Grading high school freshmen essays is a painful tedium that you could compare to your own work-use of headphones. Most of them have merit: kids try hard for the most part to be common core, but most also lack any originality, have so many mistakes that I'm essentially looking for the biggest fire, and many kids as freshmen simply don't have the cognitive ability yet to develop complex analysis. Not dumb, just not happening. So, I can spend two or three hours doing this, and each kid will get a little better if you do it right and return it promptly.
 
Enter Explosions in the Sky. Quality post rock can pull me through the final hurdles of essay grading.
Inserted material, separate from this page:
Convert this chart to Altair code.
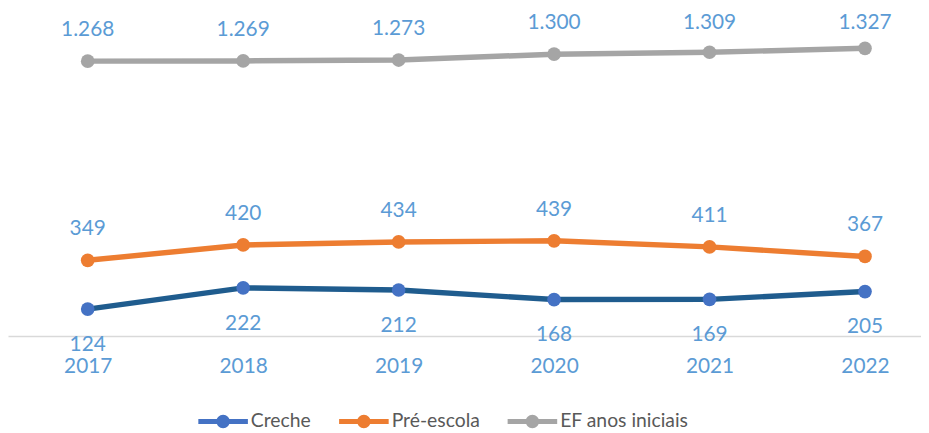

Never start there, but with the Westones, the power guitar soaring over the thundering bass keeps me from checking out while at the same time, the soaring highs don't pull me from what I'm attempting to finish. The kids never have any idea that their required revisions to finalize the grade happened because of this.
 
So that's my recommendation with these: Accessories to life when you want the actual life part to be in the lead.